Oui c’est tout à fait exact. A certains moments, je sors un peu de mon rôle de journaliste et j’essaye d’être un passeur d’émotion. Se réjouir de la victoire c’est assez facile, mais compatir en cas de défaite c’est plus difficile. Il faut adopter le ton juste et j’essaye de le faire.


Parfois votre désir de faire bien a été mal pris. Je pense à votre interview avec l’athlète Ophélie Cyrielle Etienne qui venait de perdre sa mère.

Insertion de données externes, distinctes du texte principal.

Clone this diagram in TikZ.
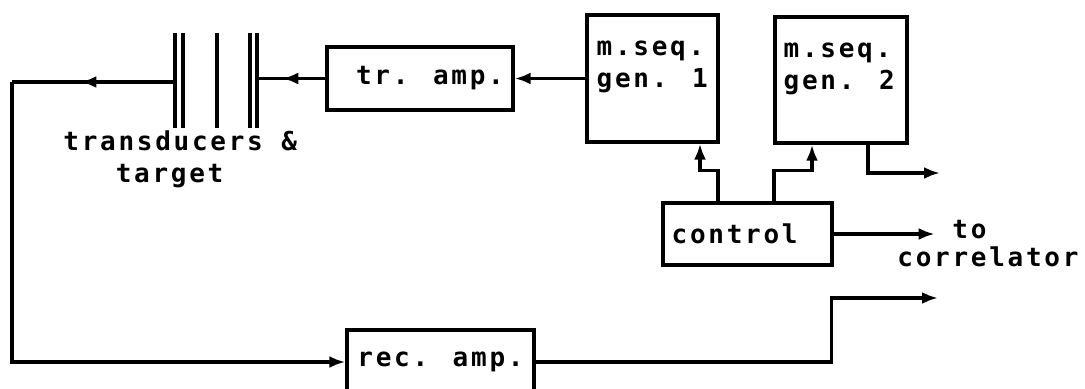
\documentclass[tikz,border=0pt]{standalone}
\usepackage{fontspec}
\newfontfamily\dotfont[LetterSpace=10.5]{DejaVu Sans Mono Bold}
\usetikzlibrary{positioning, arrows.meta, decorations.markings}

\tikzset{
  blk/.style={draw, line width=1.7pt, inner sep=0pt},
  lbl/.style={font={\dotfont\fontsize{13}{16}\selectfont}, inner sep=0pt, align=left},
  wire/.style={line width=1.7pt},
  tip/.style={-{Latex[length=8pt,width=6pt]}},
  midtip/.style={postaction={decorate}, decoration={markings,
      mark=at position #1 with {\arrow{Latex[length=8pt,width=6pt]}}}}
}

\begin{document}
\begin{tikzpicture}[x=0.5pt, y=-0.5pt]
  \useasboundingbox (0,0) rectangle (1085,389);

  % blocks
  \node[blk, minimum width=93pt, minimum height=31.5pt] (tramp) at (420,78.5) {};
  \node[lbl] (tramptxt) at ([xshift=5pt]tramp.center) {tr. amp.};
  \node[blk, minimum width=65.5pt, minimum height=63.5pt] (gen1) at (652.5,78.5) {};
  \node[lbl, anchor=north west] (gen1txt) at ([xshift=5.5pt, yshift=-13.5pt]gen1.north west) {m.seq.\\gen. 1};
  \node[blk, minimum width=66pt, minimum height=63pt] (gen2) at (841,80) {};
  \node[lbl, anchor=north west] (gen2txt) at ([xshift=5pt, yshift=-13.5pt]gen2.north west) {m.seq.\\gen. 2};
  \node[blk, minimum width=84.5pt, minimum height=31pt] (ctrl) at (747.5,234) {};
  \node[lbl, anchor=west] (ctrltxt) at ([xshift=5pt]ctrl.west) {control};
  \node[blk, minimum width=93.5pt, minimum height=32pt] (recamp) at (440.5,362) {};
  \node[lbl] (recamptxt) at (recamp.center) {rec. amp.};

  % transducer plates and target
  \foreach \x in {175,183,217,250,257}
    \draw[wire] (\x,33) -- (\x,128);
  \coordinate (tin) at (257,78.5);
  \coordinate (tout) at (175,82);
  \coordinate (lcorner) at (12,82);
  \node[lbl, anchor=north west] (tdlbl) at (63,130) {transducers \&\\\phantom{tra}target};

  % output labels
  \node[lbl, anchor=west] (tolbl) at (952,230) {to};
  \node[lbl, anchor=west] (corrlbl) at (897,257) {correlator};
  \coordinate (g2out) at (940,173);
  \coordinate (recout) at (938,298);

  % signal path
  \draw[wire, tip] (gen1.west) -- (tramp.east);
  \draw[wire, midtip=0.63] (tramp.west) -- (tin);
  \draw[wire, midtip=0.58] (tout) -- (lcorner);
  \draw[wire, tip] (lcorner) |- (recamp.west);
  \draw[wire, tip] (recamp.east) -- ++(296,0) |- (recout);

  % control lines
  \draw[wire, tip] ([xshift=-14.75pt]ctrl.north) -- ++(0,-31) -| ([xshift=23.75pt]gen1.south);
  \draw[wire, tip] ([xshift=13.25pt]ctrl.north) -- ++(0,-31) -| ([xshift=-14.5pt]gen2.south);
  \draw[wire, tip] ([xshift=13.5pt]gen2.south) |- (g2out);
  \draw[wire, tip] (ctrl.east) -- ++(101,0);
\end{tikzpicture}
\end{document}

Oui, extrêmement mal pris. Je souhaitais qu’elle dédie sa victoire à sa maman qui venait de la quitter. Pour moi c’était un sentiment noble qui a été mal pris mais ça ne veut pas dire qu’il existait une intention maligne derrière. C’est le propre des réseaux sociaux que j’appelle souvent des fléaux sociaux. N’importe quelle petite chose prend des proportions hors de propos. Je suis contre une certaine utilisation de ces réseaux.


Pour terminer, dans votre livre vous affirmez que les événements du passé, ceux auxquels nous n'avons pas assistés, font davantage rêver que ceux du présent !

Oui c’est ce que j’essaye de développer dans mon livre : la capacité d’imagination. Celle-ci est évidemment bien plus développée pour des événements auxquels on n’a pas assistés. Quand je parle des JO de 1924, des premiers jeux d’Athènes en 1896 ou ceux de Los Angeles en 1932, j’imagine plus fortement l’événement et je souscris à cette réalité. C’est pour cela que je ne suis pas un grand fan des caméras qui vont dans les vestiaires ou autres. Il faut savoir garder un côté un peu mystérieux. C’est cela qui fait rêver le public et qui me fait rêver. C’est la même chose pour un artiste, un réalisateur qui doit donner ce qu’il existe de meilleur dans sa discipline. Mais essayer de faire copain copain avec lui, je ne pense pas que ce soit une bonne chose. Il faut mieux rester sur cette part de rêve.